While my other friends worked tirelessly to knit a shroud of comfort for me when I was so desperately sad, arranging play dates with my children, dropping in hot dinners, calling numerous times a day or just sending texts saying, "You OK?", she didn’t get in touch.
No WhatsApp messages, no phone calls, nothing.
At the same time, my ten-year marriage was fraying at the seams. My husband hadn’t yet moved out - we had two young children to think of - but life, as I knew it, had entirely changed.
My mother’s death had brought me to a fork in the road; there was life before and life after, and the new landscape was shaky and unfamiliar - as was I.
I found myself thinking of the energy it took to write a text message. It was a mere dance of the thumb, taking no more than a few seconds, yet its impact could be huge. To the recipient it said: ‘You are in my thoughts; you are loved and cared for.’

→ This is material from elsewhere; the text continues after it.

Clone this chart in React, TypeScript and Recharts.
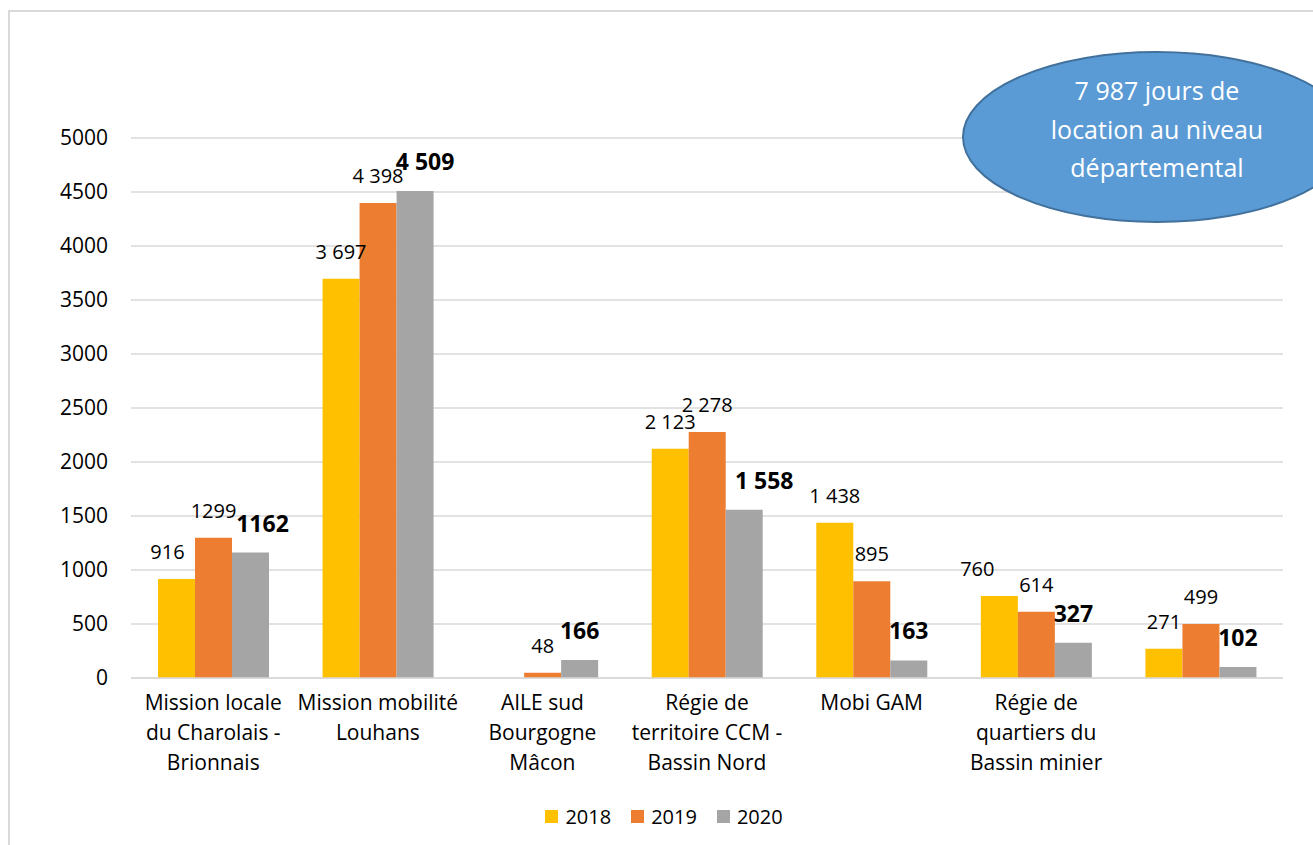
import { BarChart, Bar, XAxis, YAxis, CartesianGrid, Legend, LabelList } from "recharts";

const categoryLines = [
  ["Mission locale", "du Charolais -", "Brionnais"],
  ["Mission mobilité", "Louhans"],
  ["AILE sud", "Bourgogne", "Mâcon"],
  ["Régie de", "territoire CCM -", "Bassin Nord"],
  ["Mobi GAM"],
  ["Régie de", "quartiers du", "Bassin minier"],
  [""],
];
const years = ["2018", "2019", "2020"];
const values2018 = [916, 3697, null, 2123, 1438, 760, 271];
const values2019 = [1299, 4398, 48, 2278, 895, 614, 499];
const values2020 = [1162, 4509, 166, 1558, 163, 327, 102];
const labels2018 = ["916", "3 697", "", "2 123", "1 438", "760", "271"];
const labels2019 = ["1299", "4 398", "48", "2 278", "895", "614", "499"];
const labels2020 = ["1162", "4 509", "166", "1 558", "163", "327", "102"];
const yTicks = [0, 500, 1000, 1500, 2000, 2500, 3000, 3500, 4000, 4500, 5000];
const calloutLines = ["7 987 jours de", "location au niveau", "départemental"];

const COLORS = ["#FFC000", "#ED7D31", "#A5A5A5"];
const FONT = "'Open Sans', sans-serif";

// labels that were dragged sideways in the original (px)
const nudges: Record<string, number> = { "0-0": -9, "2-0": 12, "2-1": 10, "2-3": 20, "0-5": -22 };

const data = categoryLines.map((lines, i) => ({
  name: lines.join(" "),
  y2018: values2018[i],
  y2019: values2019[i],
  y2020: values2020[i],
}));

const allValues = [values2018, values2019, values2020];
const allLabels = [labels2018, labels2019, labels2020];

function makeLabel(s: number) {
  return (props: any) => {
    const { x, y, width, value } = props;
    if (value == null) return null;
    // LabelList skips empty entries, so find the category from the value itself
    const idx = allValues[s].indexOf(Number(value));
    const text = allLabels[s][idx];
    if (!text) return null;
    const bold = s === 2;
    return (
      <text
        x={x + width / 2 + (nudges[`${s}-${idx}`] || 0)}
        y={y - (bold ? 21 : 20)}
        textAnchor="middle"
        fontFamily={FONT}
        fontSize={bold ? 23 : 20}
        fontWeight={bold ? 700 : 400}
        fill="#000"
      >
        {text}
      </text>
    );
  };
}

function CategoryTick(props: any) {
  const { x, y, index } = props;
  const lines = categoryLines[index] || [];
  return (
    <text x={x} y={y} textAnchor="middle" fontFamily={FONT} fontSize={21} fill="#000">
      {lines.map((l, i) => (
        <tspan key={i} x={x} dy={i === 0 ? 24 : 30}>
          {l}
        </tspan>
      ))}
    </text>
  );
}

function LegendContent() {
  return (
    <div style={{ display: "flex", justifyContent: "center", alignItems: "center", height: 57, paddingLeft: 45, fontFamily: FONT, fontSize: 20, color: "#000" }}>
      {years.map((y, i) => (
        <div key={y} style={{ display: "flex", alignItems: "center", marginRight: i < 2 ? 20 : 0 }}>
          <span style={{ width: 13, height: 13, background: COLORS[i], display: "inline-block", marginRight: 7 }} />
          <span>{y}</span>
        </div>
      ))}
    </div>
  );
}

export default function App() {
  return (
    <div style={{ position: "absolute", left: 0, top: 0, width: 1313, height: 845, overflow: "hidden", background: "#fff" }}>
      <style>{`body{margin:0;overflow:hidden}`}</style>
      <div style={{ position: "absolute", left: 8, top: 10, width: 1400, height: 900, border: "2px solid #D9D9D9" }} />
      <div style={{ position: "absolute", left: 0, top: 0 }}>
        <BarChart width={1313} height={845} data={data} margin={{ top: 138, right: 30, left: 0, bottom: 0 }} barCategoryGap={27} barGap={0}>
          <CartesianGrid vertical={false} stroke="#D9D9D9" strokeWidth={1.5} />
          <XAxis dataKey="name" height={110} tickLine={false} axisLine={{ stroke: "#D9D9D9", strokeWidth: 1.5 }} tick={<CategoryTick />} interval={0} />
          <YAxis width={131} domain={[0, 5000]} ticks={yTicks} tickLine={false} axisLine={false} tickMargin={17} tick={{ fontFamily: FONT, fontSize: 21, fill: "#000" }} />
          <Legend verticalAlign="bottom" height={57} content={<LegendContent />} />
          <Bar dataKey="y2018" name="2018" fill={COLORS[0]} isAnimationActive={false}>
            <LabelList dataKey="y2018" content={makeLabel(0)} />
          </Bar>
          <Bar dataKey="y2019" name="2019" fill={COLORS[1]} isAnimationActive={false}>
            <LabelList dataKey="y2019" content={makeLabel(1)} />
          </Bar>
          <Bar dataKey="y2020" name="2020" fill={COLORS[2]} isAnimationActive={false}>
            <LabelList dataKey="y2020" content={makeLabel(2)} />
          </Bar>
        </BarChart>
      </div>
      <svg width={1313} height={845} style={{ position: "absolute", left: 0, top: 0, pointerEvents: "none" }}>
        <ellipse cx={1157} cy={137} rx={194} ry={85} fill="#5B9BD5" stroke="#41719C" strokeWidth={2} />
        {calloutLines.map((l, i) => (
          <text key={i} x={1157} y={100 + i * 38.5} textAnchor="middle" fontFamily={FONT} fontSize={25} fill="#fff">
            {l}
          </text>
        ))}
      </svg>
    </div>
  );
}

Yet she couldn’t even bring herself to do that. Given the depth of our friendship, it was shocking and inexcusable.
Then I ran into her on the street while shopping one morning towards the end of the summer, four weeks after my mother’s death. She faltered when she saw me, embarrassment reddening her cheeks, before she forced an awkward smile and asked how I was. I felt fury ball in my chest, but tried not to let it seep out, asking about her holiday before making an excuse to leave.
If she couldn’t show up during my grief and the break-up of my marriage, what good was she?
I made the decision to ‘de-friend’ her that day, giving myself permission not to care if she texted or phoned or wanted to meet. It was a relief to know that the new landscape after my mother’s death no longer had to include her.
Four years on, we meet every couple of months, together with mutual friends, and I genuinely enjoy seeing her and hearing her news. I don’t allocate blame or feel residual anger, and I know she didn’t intend to hurt me.
But loss is a game-changer, and it sadly altered the landscape of my life - and our friendship - for ever.